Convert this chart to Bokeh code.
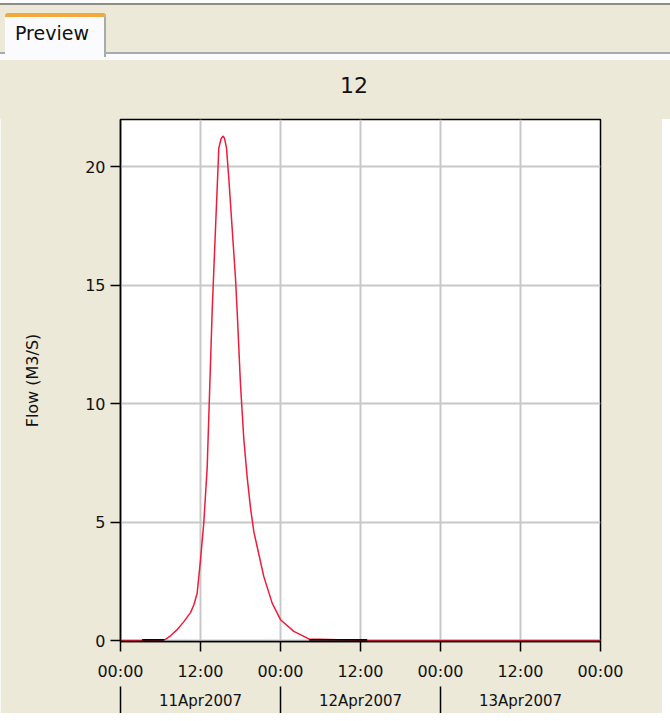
from bokeh.plotting import figure
from bokeh.models import FixedTicker, LinearAxis, Range1d, Div
from bokeh.layouts import column
from bokeh.embed import file_html
from bokeh.resources import INLINE

# ---- data (hours since 11Apr2007 00:00) ----
red_hours = [0, 3.25, 6.0, 6.75, 7.5, 8.5, 9.5, 10.5, 11.0, 11.5, 12.0, 12.5, 13.0,
             13.75, 14.25, 14.5, 14.75, 15.1, 15.4, 15.6, 15.9, 16.25, 16.75, 17.25,
             17.5, 18.0, 18.5, 19.0, 19.5, 20.0, 20.5, 21.5, 22.75, 24.0, 26.0, 28.25,
             37.0, 72.0]
red_flow = [0, 0.0, 0.02, 0.05, 0.2, 0.46, 0.8, 1.18, 1.5, 2.0, 3.4, 5.0, 7.3,
            13.9, 17.4, 19.1, 20.8, 21.2, 21.3, 21.2, 20.8, 19.5, 17.4, 15.3,
            13.9, 10.8, 8.5, 6.9, 5.6, 4.6, 3.96, 2.7, 1.58, 0.88, 0.39, 0.07,
            0.0, 0.0]

black_hours = [3.25, 6.6, float("nan"), 28.3, 37.0]
black_flow = [0.03, 0.03, float("nan"), 0.03, 0.03]

time_ticks = [0, 12, 24, 36, 48, 60, 72]
time_labels = ["00:00", "12:00", "00:00", "12:00", "00:00", "12:00", "00:00"]
day_ticks = [12, 36, 60]
day_labels = ["11Apr2007", "12Apr2007", "13Apr2007"]
day_bounds = [0, 24, 48]
y_ticks = [0, 5, 10, 15, 20]

title_text = "12"
y_label = "Flow (M3/S)"
tab_label = "Preview"

BEIGE = "#ece9d8"
FONT = "DejaVu Sans"

# ---- header: tab strip + chart title ----
tab_html = f"""
<div style="position:relative;width:662px;height:100px;overflow:visible;font-family:'{FONT}';">
  <div style="position:absolute;left:-8px;top:-8px;width:690px;height:122px;background:{BEIGE};"></div>
  <div style="position:absolute;left:-8px;top:-8px;width:690px;height:6px;background:#fcfcfc;"></div>
  <div style="position:absolute;left:-8px;top:-2px;width:690px;height:2px;background:#8c8c84;"></div>
  <div style="position:absolute;left:-8px;top:47px;width:690px;height:2px;background:#a4acac;"></div>
  <div style="position:absolute;left:-8px;top:49px;width:690px;height:6px;background:#fbfbfd;"></div>
  <div style="position:absolute;left:0;top:8px;width:101px;height:44px;background:#fbfbfd;
              border-top:4px solid #f2a83a;border-right:2px solid #a4acac;border-radius:3px 3px 0 0;
              box-sizing:border-box;"></div>
  <div style="position:absolute;left:10px;top:17px;font-size:19px;color:#111;line-height:22px;">{tab_label}</div>
  <div style="position:absolute;left:0;top:68px;width:698px;text-align:center;font-size:22px;
              line-height:26px;color:#111;">{title_text}</div>
</div>
"""
header = Div(text=tab_html, width=662, height=100)

# ---- figure ----
p = figure(title=None, frame_width=480, frame_height=522,
           min_border_left=120, min_border_right=62, min_border_top=9, min_border_bottom=72,
           x_range=Range1d(0, 72), y_range=Range1d(-0.04, 22),
           output_backend="svg", toolbar_location=None,
           background_fill_color="white", border_fill_color=BEIGE)

p.outline_line_color = "black"
p.outline_line_width = 1.5

p.xgrid.grid_line_color = "#c8c8c8"
p.ygrid.grid_line_color = "#c8c8c8"
p.xgrid.grid_line_width = 2
p.ygrid.grid_line_width = 2

# x main axis
xa = p.xaxis[0]
xa.ticker = FixedTicker(ticks=time_ticks, minor_ticks=[])
xa.major_label_overrides = {t: l for t, l in zip(time_ticks, time_labels)}
xa.major_label_text_font = FONT
xa.major_label_text_font_size = "16px"
xa.major_label_text_color = "#111111"
xa.major_tick_in = 0
xa.major_tick_out = 10
xa.major_tick_line_width = 1.5
xa.major_tick_line_color = "black"
xa.minor_tick_line_color = None
xa.axis_line_color = "black"
xa.axis_line_width = 1.5
xa.major_label_standoff = 10

# day axis: labels at noon, separators (minor ticks) at day boundaries
da = LinearAxis(ticker=FixedTicker(ticks=day_ticks, minor_ticks=day_bounds))
da.major_label_overrides = {t: l for t, l in zip(day_ticks, day_labels)}
da.major_label_text_font = FONT
da.major_label_text_font_size = "15px"
da.major_label_text_color = "#111111"
da.major_tick_in = 0
da.major_tick_out = 0
da.major_tick_line_color = None
da.minor_tick_in = -31
da.minor_tick_out = 3
da.minor_tick_line_color = "black"
da.minor_tick_line_width = 1.5
da.axis_line_color = None
da.major_label_standoff = 5
p.add_layout(da, "below")

# y axis
ya = p.yaxis[0]
ya.ticker = FixedTicker(ticks=y_ticks, minor_ticks=[])
ya.major_label_text_font = FONT
ya.major_label_text_font_size = "16px"
ya.major_label_text_color = "#111111"
ya.major_tick_in = 0
ya.major_tick_out = 10
ya.major_tick_line_width = 1.5
ya.major_tick_line_color = "black"
ya.minor_tick_line_color = None
ya.axis_line_color = "black"
ya.axis_line_width = 1.5
ya.axis_label = y_label
ya.axis_label_text_font = FONT
ya.axis_label_text_font_size = "16px"
ya.axis_label_text_font_style = "normal"
ya.axis_label_text_color = "#111111"
ya.axis_label_standoff = 40

p.line(red_hours, red_flow, line_color="#ee1c3c", line_width=1.5)
p.line(black_hours, black_flow, line_color="#220000", line_width=1.8)

layout = column(header, p)
open("out.html", "w").write(file_html(layout, INLINE))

========

### Work instructions
Reproduce the full listing faithfully, but do not carry over any pictures.

### Answer for this exercise
Convert this chart to Bokeh code.
from bokeh.plotting import figure
from bokeh.models import FixedTicker, LinearAxis, Range1d, Div
from bokeh.layouts import column
from bokeh.embed import file_html
from bokeh.resources import INLINE

# ---- data (hours since 11Apr2007 00:00) ----
red_hours = [0, 3.25, 6.0, 6.75, 7.5, 8.5, 9.5, 10.5, 11.0, 11.5, 12.0, 12.5, 13.0,
             13.75, 14.25, 14.5, 14.75, 15.1, 15.4, 15.6, 15.9, 16.25, 16.75, 17.25,
             17.5, 18.0, 18.5, 19.0, 19.5, 20.0, 20.5, 21.5, 22.75, 24.0, 26.0, 28.25,
             37.0, 72.0]
red_flow = [0, 0.0, 0.02, 0.05, 0.2, 0.46, 0.8, 1.18, 1.5, 2.0, 3.4, 5.0, 7.3,
            13.9, 17.4, 19.1, 20.8, 21.2, 21.3, 21.2, 20.8, 19.5, 17.4, 15.3,
            13.9, 10.8, 8.5, 6.9, 5.6, 4.6, 3.96, 2.7, 1.58, 0.88, 0.39, 0.07,
            0.0, 0.0]

black_hours = [3.25, 6.6, float("nan"), 28.3, 37.0]
black_flow = [0.03, 0.03, float("nan"), 0.03, 0.03]

time_ticks = [0, 12, 24, 36, 48, 60, 72]
time_labels = ["00:00", "12:00", "00:00", "12:00", "00:00", "12:00", "00:00"]
day_ticks = [12, 36, 60]
day_labels = ["11Apr2007", "12Apr2007", "13Apr2007"]
day_bounds = [0, 24, 48]
y_ticks = [0, 5, 10, 15, 20]

title_text = "12"
y_label = "Flow (M3/S)"
tab_label = "Preview"

BEIGE = "#ece9d8"
FONT = "DejaVu Sans"

# ---- header: tab strip + chart title ----
tab_html = f"""
<div style="position:relative;width:662px;height:100px;overflow:visible;font-family:'{FONT}';">
  <div style="position:absolute;left:-8px;top:-8px;width:690px;height:122px;background:{BEIGE};"></div>
  <div style="position:absolute;left:-8px;top:-8px;width:690px;height:6px;background:#fcfcfc;"></div>
  <div style="position:absolute;left:-8px;top:-2px;width:690px;height:2px;background:#8c8c84;"></div>
  <div style="position:absolute;left:-8px;top:47px;width:690px;height:2px;background:#a4acac;"></div>
  <div style="position:absolute;left:-8px;top:49px;width:690px;height:6px;background:#fbfbfd;"></div>
  <div style="position:absolute;left:0;top:8px;width:101px;height:44px;background:#fbfbfd;
              border-top:4px solid #f2a83a;border-right:2px solid #a4acac;border-radius:3px 3px 0 0;
              box-sizing:border-box;"></div>
  <div style="position:absolute;left:10px;top:17px;font-size:19px;color:#111;line-height:22px;">{tab_label}</div>
  <div style="position:absolute;left:0;top:68px;width:698px;text-align:center;font-size:22px;
              line-height:26px;color:#111;">{title_text}</div>
</div>
"""
header = Div(text=tab_html, width=662, height=100)

# ---- figure ----
p = figure(title=None, frame_width=480, frame_height=522,
           min_border_left=120, min_border_right=62, min_border_top=9, min_border_bottom=72,
           x_range=Range1d(0, 72), y_range=Range1d(-0.04, 22),
           output_backend="svg", toolbar_location=None,
           background_fill_color="white", border_fill_color=BEIGE)

p.outline_line_color = "black"
p.outline_line_width = 1.5

p.xgrid.grid_line_color = "#c8c8c8"
p.ygrid.grid_line_color = "#c8c8c8"
p.xgrid.grid_line_width = 2
p.ygrid.grid_line_width = 2

# x main axis
xa = p.xaxis[0]
xa.ticker = FixedTicker(ticks=time_ticks, minor_ticks=[])
xa.major_label_overrides = {t: l for t, l in zip(time_ticks, time_labels)}
xa.major_label_text_font = FONT
xa.major_label_text_font_size = "16px"
xa.major_label_text_color = "#111111"
xa.major_tick_in = 0
xa.major_tick_out = 10
xa.major_tick_line_width = 1.5
xa.major_tick_line_color = "black"
xa.minor_tick_line_color = None
xa.axis_line_color = "black"
xa.axis_line_width = 1.5
xa.major_label_standoff = 10

# day axis: labels at noon, separators (minor ticks) at day boundaries
da = LinearAxis(ticker=FixedTicker(ticks=day_ticks, minor_ticks=day_bounds))
da.major_label_overrides = {t: l for t, l in zip(day_ticks, day_labels)}
da.major_label_text_font = FONT
da.major_label_text_font_size = "15px"
da.major_label_text_color = "#111111"
da.major_tick_in = 0
da.major_tick_out = 0
da.major_tick_line_color = None
da.minor_tick_in = -31
da.minor_tick_out = 3
da.minor_tick_line_color = "black"
da.minor_tick_line_width = 1.5
da.axis_line_color = None
da.major_label_standoff = 5
p.add_layout(da, "below")

# y axis
ya = p.yaxis[0]
ya.ticker = FixedTicker(ticks=y_ticks, minor_ticks=[])
ya.major_label_text_font = FONT
ya.major_label_text_font_size = "16px"
ya.major_label_text_color = "#111111"
ya.major_tick_in = 0
ya.major_tick_out = 10
ya.major_tick_line_width = 1.5
ya.major_tick_line_color = "black"
ya.minor_tick_line_color = None
ya.axis_line_color = "black"
ya.axis_line_width = 1.5
ya.axis_label = y_label
ya.axis_label_text_font = FONT
ya.axis_label_text_font_size = "16px"
ya.axis_label_text_font_style = "normal"
ya.axis_label_text_color = "#111111"
ya.axis_label_standoff = 40

p.line(red_hours, red_flow, line_color="#ee1c3c", line_width=1.5)
p.line(black_hours, black_flow, line_color="#220000", line_width=1.8)

layout = column(header, p)
open("out.html", "w").write(file_html(layout, INLINE))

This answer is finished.